For D'Antoni's system you chould try a flier on Portland's Sergio Rodriguez for Lee. It works one for one, but it is clearly a bad value for the Knicks based on current production. However, the only system Sergio might be able to realize his potential is D'Antoni's - so this would be a hit or miss situation.


----------



## Da Grinch (Aug 17, 2002)

the weird thing to me is that its a contract year for lee and the grizzlies were perfect for him to start for and put up #s, he probably cost himself millions with that move...although he may have had to wait for 2010 to cash in.


----------



## alphaorange (Jul 2, 2006)

*Good chance*

That Lee would have had to agree to a contract extension before the trade, making him a long term Grizzly unless traded again. I can't blame him, I wouldn't want to play there if I had options, either.


----------



## TwinkieFoot (Jul 8, 2006)

To be honest, I don't think the Grizzlies or there management is nearly as bad as people make them out to be. People overexaggerate that Gasol trade and chalk their management as being inept. I think most fail to realize that Gasol is no legit franchise player and actually got back more than what I first expected in return. The market for his sort of caliber player has been set in the past through the Baron Davis trade for Speedy Claxton and Dale Davis, the Carter trade for equally terrible contracts and picks and the Rasheed Wallace trade from Atlanta for little more than role players. The Grizzlies got back not only multiple draft picks in drafts that figure to be pretty deep in the future but financial flexibility as well.

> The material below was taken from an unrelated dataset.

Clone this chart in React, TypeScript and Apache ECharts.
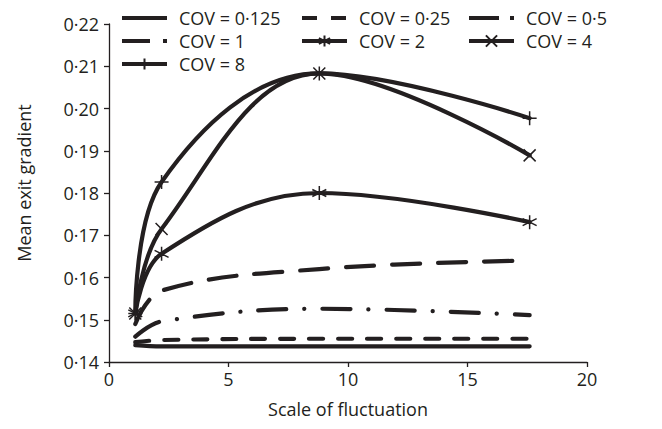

Now take a look at the players they've managed to add during the draft: OJ Mayo and Darrell Arthur. Those guys figure to be major building blocks and still have Rudy Gay, Mike Conley Jr. and Darko Milicic (who I think can play with the right coaching). I would not be surprised in a couple years that the Grizzlies become something like what the Portland TrailBlazers currently are. Keep an eye out on that team; Lee had the chance to be part of an up and comer as a starter.


----------